> Dataset excerpt
►

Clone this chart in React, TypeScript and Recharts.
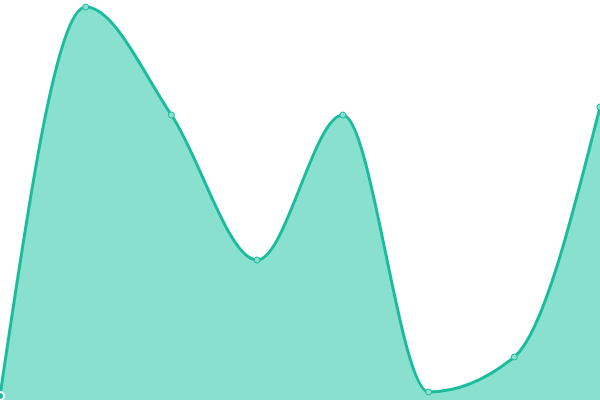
import React from "react";
import { AreaChart, Area, XAxis, YAxis } from "recharts";

const categories = ["A", "B", "C", "D", "E", "F", "G", "H"];
const values = [4, 393, 285, 140, 285, 8, 43, 293];

const data = categories.map((name, i) => ({ name, value: values[i] }));

export default function App() {
  return (
    <div style={{ position: "absolute", left: 0, top: 0, width: 600, height: 400 }}>
      <AreaChart width={600} height={400} data={data} margin={{ top: 0, right: 0, bottom: 0, left: 0 }}>
        <XAxis dataKey="name" hide />
        <YAxis hide domain={[0, 400]} />
        <Area
          type="monotone"
          dataKey="value"
          stroke="#1abc9c"
          strokeWidth={3}
          fill="#8ae0cf"
          fillOpacity={1}
          dot={{ r: 3, fill: "#8ae0cf", stroke: "#1abc9c", strokeWidth: 1, fillOpacity: 1 }}
          isAnimationActive={false}
        />
      </AreaChart>
    </div>
  );
}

◄

Copy all the lines of data exactly as they appear, dropping any images.

> Response to this exercise
Clone this chart in React, TypeScript and Recharts.
import React from "react";
import { AreaChart, Area, XAxis, YAxis } from "recharts";

const categories = ["A", "B", "C", "D", "E", "F", "G", "H"];
const values = [4, 393, 285, 140, 285, 8, 43, 293];

const data = categories.map((name, i) => ({ name, value: values[i] }));

export default function App() {
  return (
    <div style={{ position: "absolute", left: 0, top: 0, width: 600, height: 400 }}>
      <AreaChart width={600} height={400} data={data} margin={{ top: 0, right: 0, bottom: 0, left: 0 }}>
        <XAxis dataKey="name" hide />
        <YAxis hide domain={[0, 400]} />
        <Area
          type="monotone"
          dataKey="value"
          stroke="#1abc9c"
          strokeWidth={3}
          fill="#8ae0cf"
          fillOpacity={1}
          dot={{ r: 3, fill: "#8ae0cf", stroke: "#1abc9c", strokeWidth: 1, fillOpacity: 1 }}
          isAnimationActive={false}
        />
      </AreaChart>
    </div>
  );
}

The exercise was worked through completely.